▶ [Materials provided]
= = =

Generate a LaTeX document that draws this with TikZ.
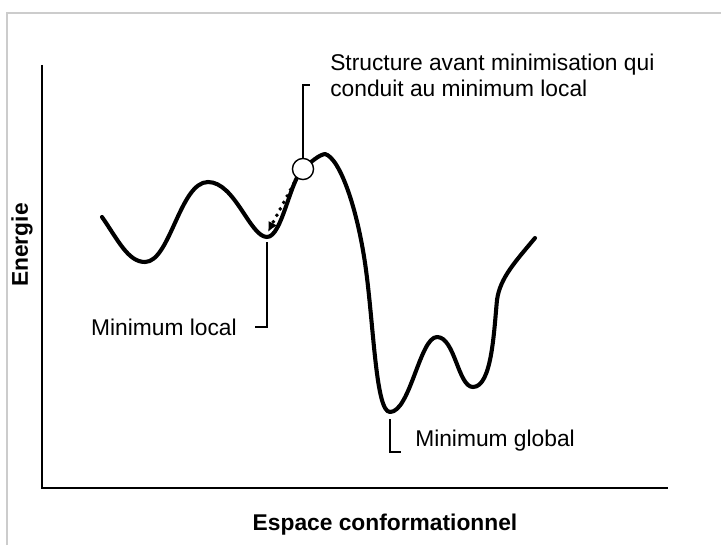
\documentclass[tikz,border=0pt]{standalone}
\usepackage{fontspec}
\setmainfont{Liberation Sans}
\usepackage{tikz}
\usetikzlibrary{calc}
\usetikzlibrary{arrows.meta}
\usetikzlibrary{positioning}
\tikzset{>=latex}
\tikzstyle{lbl} = [draw=none, inner sep = 0, font=\fontsize{16.2}{18.5}\selectfont]
\tikzstyle{ttl} = [draw=none, inner sep = 0, font=\fontsize{16.2}{18.5}\selectfont\bfseries]
\tikzstyle{lead} = [-, line width = 0.9pt]

\begin{document}
\begin{tikzpicture}[x=0.025cm, y=-0.025cm]
\useasboundingbox (0,0) rectangle (721,545);
\draw [black!20, line width = 0.8pt] (7,545) -- (7,13) -- (721,13);
% axes
\coordinate (top) at (42,65);
\coordinate (org) at (42,488);
\coordinate (end) at (668,488);
\draw [line width = 1.8pt] (top) -- (org) -- (end);
\node [ttl, rotate = 90] (E) at (22,245) {Energie};
\node [ttl] (X) at (385,525) {Espace conformationnel};
% energy curve
\coordinate (lmin) at (267,237);
\coordinate (gmin) at (390,412);
\draw [line width = 2.9pt, line cap = round, line join = round]
  (102,217) .. controls (118,240) and (128,262) .. (145,262)
  .. controls (170,262) and (180,182) .. (208,182)
  .. controls (235,182) and (250,237) .. (lmin)
  .. controls (282,237) and (290,180) .. (303,169)
  .. controls (312,161) and (319,155) .. (325,154)
  .. controls (340,158) and (358,210) .. (366,270)
  .. controls (374,330) and (376,412) .. (gmin)
  .. controls (410,412) and (420,337) .. (437,337)
  .. controls (455,337) and (458,387) .. (473,387)
  .. controls (492,387) and (494,330) .. (497,300)
  .. controls (500,278) and (515,262) .. (535,238);
\node [draw, fill=white, circle, line width = 1pt, minimum size = 15pt, inner sep = 0] (S) at (303,169) {};
\draw [line width = 2.8pt, line cap = round, dash pattern = on 0pt off 5.2pt, -{Latex[length=7pt, width=7pt]}]
  ($(S)+(-9,14)$) -- (268,232);
% labels
\node [lbl, align=left, anchor=west] (ST) at (330,75) {Structure avant minimisation qui\\conduit au minimum local};
\node [lbl, anchor=east] (LM) at (237,327) {Minimum local};
\node [lbl, anchor=west] (GM) at (415,441) {Minimum global};
\draw [lead] (S.north) -- (303,85) -- (310,85);
\draw [lead] ($(lmin)+(0,5)$) -- (267,327) -- (255,327);
\draw [lead] ($(gmin)+(0,7)$) -- (390,452) -- (401,452);
\end{tikzpicture}
\end{document}
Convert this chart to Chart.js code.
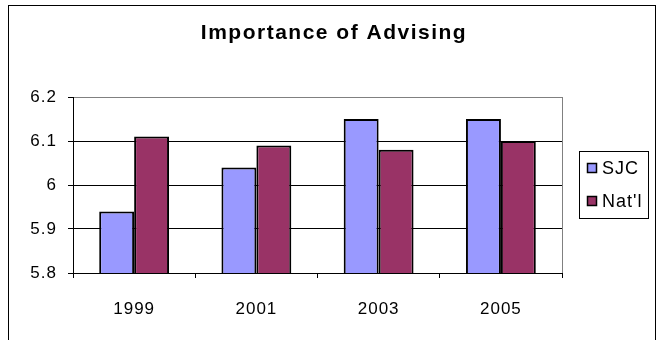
<!DOCTYPE html>
<html>
<head>
<meta charset="utf-8">
<script src="https://cdn.jsdelivr.net/npm/chart.js@4/dist/chart.umd.min.js"></script>
<style>
  html, body { margin: 0; padding: 0; background: #fff; overflow: hidden; }
  #wrap { position: relative; width: 658px; height: 340px; }
  #frame { position: absolute; left: 8px; top: 5px; width: 648px; height: 400px; border: 1px solid #000; box-sizing: border-box; }
  canvas { position: absolute; left: 0; top: 0; }
</style>
</head>
<body>
<div id="wrap">
  <div id="frame"></div>
  <canvas id="advisingChart" width="658" height="340"></canvas>
</div>
<script>
const years = ['1999', '2001', '2003', '2005'];
const sjcScores = [5.94, 6.04, 6.15, 6.15];
const natlScores = [6.11, 6.09, 6.08, 6.10];
const yTicks = [5.8, 5.9, 6.0, 6.1, 6.2];
const chartTitle = 'Importance of Advising';

const FONT = 'Liberation Sans, Arial, sans-serif';

// old excel text is drawn a little wider than the font itself
const wideText = {
  id: 'wideText',
  beforeDraw(chart) { chart.ctx.letterSpacing = '1px'; }
};

// title centred on the whole frame, boxed legend, gray plot-area edge
const excelExtras = {
  id: 'excelExtras',
  afterDraw(chart) {
    const ctx = chart.ctx;
    const area = chart.chartArea;
    ctx.save();
    ctx.strokeStyle = '#808080';
    ctx.lineWidth = 1;
    ctx.beginPath();
    ctx.moveTo(Math.round(area.right) + 0.5, area.top);
    ctx.lineTo(Math.round(area.right) + 0.5, area.bottom);
    ctx.stroke();

    ctx.fillStyle = '#000';
    ctx.letterSpacing = '1.5px';
    ctx.font = 'bold 21px ' + FONT;
    ctx.textAlign = 'center';
    ctx.textBaseline = 'middle';
    ctx.fillText(chartTitle, 334, 33);

    const x = 579, y = 151, w = 69, h = 67;
    ctx.letterSpacing = '1px';
    ctx.strokeStyle = '#000';
    ctx.strokeRect(x + 0.5, y + 0.5, w, h);
    ctx.font = '18px ' + FONT;
    ctx.textAlign = 'left';
    chart.data.datasets.forEach((ds, i) => {
      const cy = y + 17 + i * 33;
      ctx.fillStyle = ds.backgroundColor;
      ctx.fillRect(587, cy - 5, 9, 9);
      ctx.lineWidth = 1.5;
      ctx.strokeRect(587.5, cy - 4.5, 9, 9);
      ctx.fillStyle = '#000';
      ctx.fillText(ds.label, 602, cy + 1);
    });
    ctx.restore();
  }
};

const chart = new Chart(document.getElementById('advisingChart').getContext('2d'), {
  type: 'bar',
  data: {
    labels: years,
    datasets: [
      {
        label: 'SJC',
        data: sjcScores,
        backgroundColor: '#9999ff',
        borderColor: '#000',
        borderWidth: 2,
        borderSkipped: false
      },
      {
        label: "Nat'l",
        data: natlScores,
        backgroundColor: '#993366',
        borderColor: '#000',
        borderWidth: 2,
        borderSkipped: false
      }
    ]
  },
  options: {
    responsive: false,
    animation: false,
    datasets: {
      bar: { categoryPercentage: 2 / 3.5, barPercentage: 1 }
    },
    layout: { padding: { left: 0, right: 96, top: 97, bottom: 0 } },
    scales: {
      x: {
        afterFit(scale) { scale.height = 67; },
        grid: {
          offset: true,
          drawOnChartArea: false,
          tickLength: 5,
          tickColor: '#000'
        },
        border: { color: '#000', width: 1 },
        ticks: { color: '#000', font: { family: FONT, size: 17 }, padding: 21 }
      },
      y: {
        min: 5.8,
        max: 6.2,
        afterFit(scale) { scale.width = 73; },
        afterBuildTicks(scale) { scale.ticks = yTicks.map(v => ({ value: v })); },
        grid: {
          color: c => (c.tick && c.tick.value === 6.2 ? '#808080' : '#000'),
          tickColor: '#000',
          tickLength: 5,
          lineWidth: 1
        },
        border: { color: '#000', width: 1 },
        ticks: {
          color: '#000',
          font: { family: FONT, size: 17 },
          padding: 11,
          callback: v => String(Number(v.toFixed(1)))
        }
      }
    },
    plugins: {
      legend: { display: false },
      tooltip: { enabled: false },
      title: { display: false }
    }
  },
  plugins: [wideText, excelExtras]
});
</script>
</body>
</html>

= = =

Take the lines above from the top of the records through the one with "width = 0.9pt]" and repeat them exactly, without any pictures.

Generate a LaTeX document that draws this with TikZ.
\documentclass[tikz,border=0pt]{standalone}
\usepackage{fontspec}
\setmainfont{Liberation Sans}
\usepackage{tikz}
\usetikzlibrary{calc}
\usetikzlibrary{arrows.meta}
\usetikzlibrary{positioning}
\tikzset{>=latex}
\tikzstyle{lbl} = [draw=none, inner sep = 0, font=\fontsize{16.2}{18.5}\selectfont]
\tikzstyle{ttl} = [draw=none, inner sep = 0, font=\fontsize{16.2}{18.5}\selectfont\bfseries]
\tikzstyle{lead} = [-, line width = 0.9pt]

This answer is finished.